A souvenir from England for those who enjoy picnics and parks, dreams and good books, blue skies and soft grass. Particularly thinking of my friends Olivia, Kristine, Molly and Felicity, who picnicked at school while half of us were gone… we should have another one soon! And to Journey and Gabby as well for our recent fun picnic.
In England, the sightseeing was fantastic. The experiences we had were amazing.
But some of my favourite times in England were getting the chance to just sit in some of the many beautiful parks they have there.
I could spend all day sitting with a book in some of the idyllic parks we visited. I find the serene, yet simple setting of an English park quite beautiful; with soft green carpets of grass, countless identical enormous, unflappable trees spreading a patchy quilt of shade, and quaint rose gardens just around the corner.
Perhaps I enjoyed it so much because it was such a contrast to back here at home. Here, picnics tend to require either a picnic blanket, or picnic table; the grass doesn’t grow quite as soft as it does in England. We also have more ants, mosquitoes and curious dogs; all part of the picnic fun. Our weather can be a bit more creative as well; I found in England it was simply either wet and cold, or pleasant and sunny. Instead of squirrels and ducks, we might have the local dogs and bin chickens (aka, the ibis) waiting to clean up the crumbs.
The contrast between England and home was incredible.
Don’t get me wrong, I love the way things are at home! In an English park, you feel like you must be more quiet and reserved. Here at home, we feel free to laugh, start impromptu games of sport, climb trees, throw a frisbee. There are no “keep off the grass” signs anywhere. While our selection of trees does not look so uniform and majestic, it is an exotic variety that feels extremely alive and real. The birds (or cicadas) are constantly singing. While the grass is never as neat, instead growing in uneven patches; tall and itchy in some places, flat and dry in other parts; it feels like home.
But it was lovely to step into the storybook world of an English park for a while. Most days on our holiday we would go and visit one to soak in the hushed, breathtaking serenity.
We went up Primrose Hill, and gazed at the panoramic view of London’s iconic landmarks, before lying down in the cushy grass to dream.
We sat and ate an amazing feast of fresh bread, pastries, marmalade and cheese in the crowded, yet still peaceful Bloomsbury Square Garden near the British Museum.
We strolled through Queen Mary’s Rose Gardens in The Regent’s Park; stopping by each kind of rose to read its creative name, smell its luscious scent and take a photo of its rich coloured petals.

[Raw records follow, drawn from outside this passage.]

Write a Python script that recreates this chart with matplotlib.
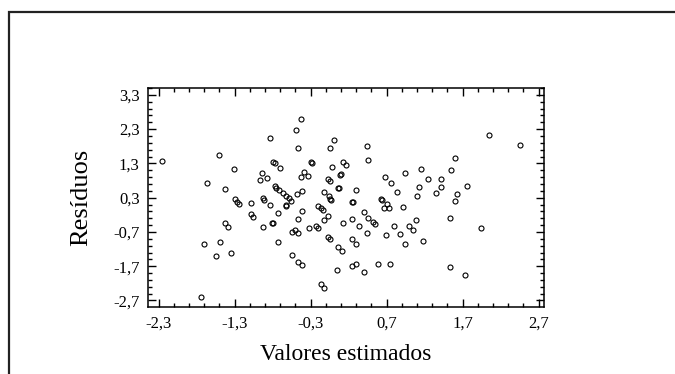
import matplotlib
matplotlib.use("Agg")
import matplotlib.pyplot as plt
from matplotlib.patches import Rectangle
from matplotlib.ticker import FixedLocator, FuncFormatter

plt.rcParams['font.family'] = ['Liberation Serif', 'DejaVu Serif']

valores = [-2.25, -1.74, -1.67, -1.70, -1.55, -1.51, -1.49, -1.43, -1.43, -1.39,
           -1.35, -1.31, -1.30, -1.27, -1.24, -1.09, -1.09, -1.06, -0.96, -0.94,
           -0.93, -0.92, -0.93, -0.87, -0.83, -0.83, -0.80, -0.79, -0.77, -0.77,
           -0.75, -0.73, -0.73, -0.72, -0.70, -0.67, -0.63, -0.62, -0.59, -0.56,
           -0.55, -0.54, -0.50, -0.49, -0.48, -0.47, -0.46, -0.46, -0.46, -0.43,
           -0.43, -0.41, -0.41, -0.41, -0.39, -0.34, -0.32, -0.29, -0.28, -0.23,
           -0.20, -0.20, -0.17, -0.16, -0.14, -0.13, -0.13, -0.12, -0.07, -0.07,
           -0.07, -0.06, -0.05, -0.04, -0.04, -0.04, -0.03, -0.02, 0.01, 0.06,
           0.06, 0.05, 0.09, 0.11, 0.12, 0.13, 0.17, 0.24, 0.25, 0.25,
           0.25, 0.29, 0.29, 0.30, 0.34, 0.40, 0.40, 0.44, 0.44, 0.46,
           0.46, 0.52, 0.54, 0.59, 0.63, 0.64, 0.67, 0.68, 0.69, 0.70,
           0.73, 0.75, 0.76, 0.79, 0.84, 0.88, 0.91, 0.94, 0.94, 0.99,
           1.04, 1.08, 1.10, 1.13, 1.15, 1.18, 1.24, 1.35, 1.41, 1.42,
           1.53, 1.53, 1.55, 1.60, 1.60, 1.63, 1.73, 1.76, 1.94, 2.04,
           2.46, 0.07, 0.10, 0.26, -0.62, -0.81]
residuos = [1.38, -2.60, 0.73, -1.05, -1.41, 1.55, -1.00, 0.55, -0.44, -0.56,
            -1.32, 1.14, 0.26, 0.18, 0.12, 0.14, -0.18, -0.27, 0.81, 1.03,
            0.29, 0.23, -0.56, 0.88, 2.03, 0.09, -0.45, 1.35, 1.30, 0.63,
            0.58, -0.15, -1.00, 0.53, 1.17, 0.44, 0.07, 0.36, 0.28, 0.21,
            -1.38, -0.71, -0.63, 2.28, 0.41, 1.76, -0.74, -0.32, -1.57, 2.60,
            0.90, -0.10, -1.67, 0.49, 1.06, 0.94, -0.59, 1.34, 1.31, -0.53,
            -0.59, 0.07, 0.01, -2.22, -0.07, 0.47, -0.36, -2.35, -0.85, -0.24,
            0.84, 0.35, 1.76, 0.80, 0.26, -0.92, 0.22, 1.20, 1.99, -1.15,
            0.57, -1.82, 0.97, -1.26, 1.35, -0.45, 1.24, -0.32, 0.16, -0.91,
            -1.70, -1.06, -1.64, 0.53, -0.53, -0.12, -1.87, -0.74, 1.80, 1.41,
            -0.30, -0.40, -0.47, -1.64, 0.26, 0.22, -0.01, 0.91, -0.80, 0.11,
            0.01, -1.64, 0.73, -0.53, 0.47, -0.75, 0.03, 1.03, -1.06, -0.54,
            -0.64, -0.36, 0.35, 0.61, 1.14, -0.97, 0.84, 0.44, 0.84, 0.61,
            -0.29, -1.73, 1.12, 0.20, 1.47, 0.42, -1.96, 0.65, -0.59, 2.12,
            1.84, 0.59, 0.98, 0.17, 0.08, -0.44]

xticks = [-2.3, -1.3, -0.3, 0.7, 1.7, 2.7]
yticks = [-2.7, -1.7, -0.7, 0.3, 1.3, 2.3, 3.3]

fig = plt.figure(figsize=(6.75, 3.74), dpi=100)
fig.patches.append(Rectangle((9/675, -0.05), 1.2, 1 - 12/374 + 0.05,
                             transform=fig.transFigure, fill=False,
                             edgecolor='#222222', linewidth=1.6))

ax = fig.add_axes([148/675, 1 - 307/374, (544 - 148)/675, (307 - 88)/374])
ax.plot(valores, residuos, linestyle='none', marker='o', markersize=3.6,
        markerfacecolor='none', markeredgecolor='black', markeredgewidth=0.8)

ax.set_xlim(-2.44, 2.77)
ax.set_ylim(-2.89, 3.50)

def comma(v, pos):
    return f"{v:.1f}".replace('.', ',')

ax.xaxis.set_major_locator(FixedLocator(xticks))
ax.yaxis.set_major_locator(FixedLocator(yticks))
ax.xaxis.set_minor_locator(FixedLocator([-2.3 + 0.2 * i for i in range(-1, 27)]))
ax.yaxis.set_minor_locator(FixedLocator([-2.7 + 0.2 * i for i in range(-1, 32)]))
ax.xaxis.set_major_formatter(FuncFormatter(comma))
ax.yaxis.set_major_formatter(FuncFormatter(comma))

ax.tick_params(which='both', direction='in', top=True, right=True,
               width=1.0, labelsize=12, colors='black')
ax.tick_params(which='major', length=5.5, pad=6)
ax.tick_params(which='minor', length=3)
for s in ax.spines.values():
    s.set_linewidth(1.1)

ax.set_xlabel('Valores estimados', fontsize=17, labelpad=9)
ax.set_ylabel('Resíduos', fontsize=19, labelpad=15)

fig.savefig('out.png', dpi=100)
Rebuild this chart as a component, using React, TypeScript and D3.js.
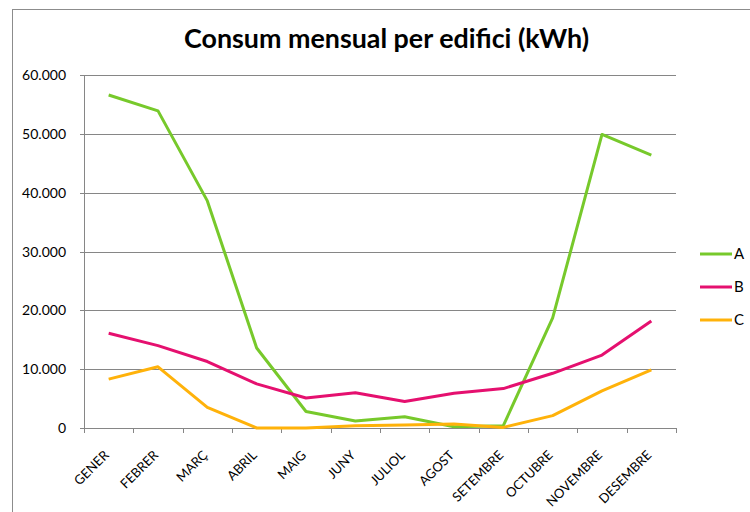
import * as d3 from 'd3';

// monthly consumption per building (kWh)
const months = ['GENER', 'FEBRER', 'MARÇ', 'ABRIL', 'MAIG', 'JUNY', 'JULIOL', 'AGOST', 'SETEMBRE', 'OCTUBRE', 'NOVEMBRE', 'DESEMBRE'];
const seriesNames = ['A', 'B', 'C'];
const valuesA = [56600, 53900, 38600, 13600, 2800, 1200, 1900, 200, 400, 18700, 49900, 46400];
const valuesB = [16100, 14000, 11300, 7500, 5100, 6000, 4500, 5900, 6700, 9300, 12400, 18200];
const valuesC = [8300, 10400, 3500, 0, 0, 400, 500, 700, 100, 2100, 6300, 9900];
const yTicks = [0, 10000, 20000, 30000, 40000, 50000, 60000];
const colors = ['#77c92b', '#e5106f', '#ffb20a'];

const width = 750;
const height = 512;
const left = 84;
const right = 676;
const top = 75;
const bottom = 428;
const font = 'Lato, "Open Sans", sans-serif';

export default function App() {
  const x = d3.scaleBand<string>().domain(months).range([left, right]);
  const y = d3.scaleLinear().domain([0, 60000]).range([bottom, top]);
  const allSeries = [valuesA, valuesB, valuesC];
  const line = d3.line<number>()
    .x((_, i) => (x(months[i]) as number) + x.bandwidth() / 2)
    .y(d => y(d));
  const fmt = (v: number) => v === 0 ? '0' : d3.format(',')(v).replace(/,/g, '.');
  const grey = '#868686';

  return (
    <svg width={width} height={height} style={{ position: 'fixed', left: 0, top: 0, background: '#fff' }}>
      {/* chart frame */}
      <rect x={12.5} y={9.5} width={760} height={520} fill="white" stroke="#8c8c8c" strokeWidth={1} />
      <text x={386.5} y={48} textAnchor="middle" fontFamily={font} fontWeight="bold" fontSize={26}
        textLength={405} lengthAdjust="spacingAndGlyphs" fill="#000">
        Consum mensual per edifici (kWh)
      </text>

      {/* gridlines and y axis labels */}
      {yTicks.map(t => (
        <g key={t}>
          <line x1={left - 4} x2={right} y1={Math.round(y(t)) + 0.5} y2={Math.round(y(t)) + 0.5} stroke={grey} strokeWidth={1} />
          <text x={66} y={y(t)} dy="0.36em" textAnchor="end" fontFamily={font} fontSize={14} fill="#000">{fmt(t)}</text>
        </g>
      ))}
      <line x1={left + 0.5} x2={left + 0.5} y1={top} y2={bottom} stroke={grey} />

      {/* x ticks and labels */}
      {months.map((m, i) => {
        const x0 = x(m) as number;
        const cx = x0 + x.bandwidth() / 2;
        return (
          <g key={m}>
            <line x1={Math.round(x0) + 0.5} x2={Math.round(x0) + 0.5} y1={bottom} y2={bottom + 5} stroke={grey} />
            {i === months.length - 1 && (
              <line x1={right + 0.5} x2={right + 0.5} y1={bottom} y2={bottom + 5} stroke={grey} />
            )}
            <text transform={`translate(${cx + 1},${bottom + 28}) rotate(-45)`} textAnchor="end"
              fontFamily={font} fontSize={13} fill="#000">{m}</text>
          </g>
        );
      })}

      {/* series */}
      {allSeries.map((s, i) => (
        <path key={i} d={line(s) as string} fill="none" stroke={colors[i]} strokeWidth={3} strokeLinejoin="round" />
      ))}

      {/* legend */}
      {seriesNames.map((n, i) => (
        <g key={n}>
          <line x1={700} x2={732} y1={254 + i * 33} y2={254 + i * 33} stroke={colors[i]} strokeWidth={3} />
          <text x={734} y={254 + i * 33} dy="0.36em" fontFamily={font} fontSize={15} fill="#000">{n}</text>
        </g>
      ))}
    </svg>
  );
}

We perched on the banks of the River Cherwell flowing through Christ Church Meadow in Oxford, and read for hours while boats drifted past.
We snacked on cherry tomatoes and strawberries and read some more under the apple trees in the University of Oxford Botanic Gardens, while courageous ducks came right up to our faces to ask for food.
We laughed as we watched my brother run in circles around the small Wellington Square… maybe being a little bit too boisterous for the setting.
We went back to Christ Church Meadow to play Ex Libris (or “the writing game”, as we call it; a favourite game for our family) and enjoy another picnic lunch.
While Jack and Dad practised spin bowling in the nets at the University Parks Cricket Ground, we girls made use of the park benches, trees, fine weather and happy sounds of a good cricket match going on in front of us to read some more.
Back in London, while we were waiting to squeeze in a trip to the Churchill War Rooms before our flight home, we lay down on a thin strip of grass to listen to Dad read our current book, The Good Thieves by Katherine Rundell, while people walked past on the path right beside.
Those are happy memories. To me, they speak of peacefulness, rest, dreams and joy. They speak of good books, fun games and delicious food. The parks may have been a simple part of our incredible holiday, but it was special.
I hope my words have managed to capture a glimpse of the quiet beauty those times held for me.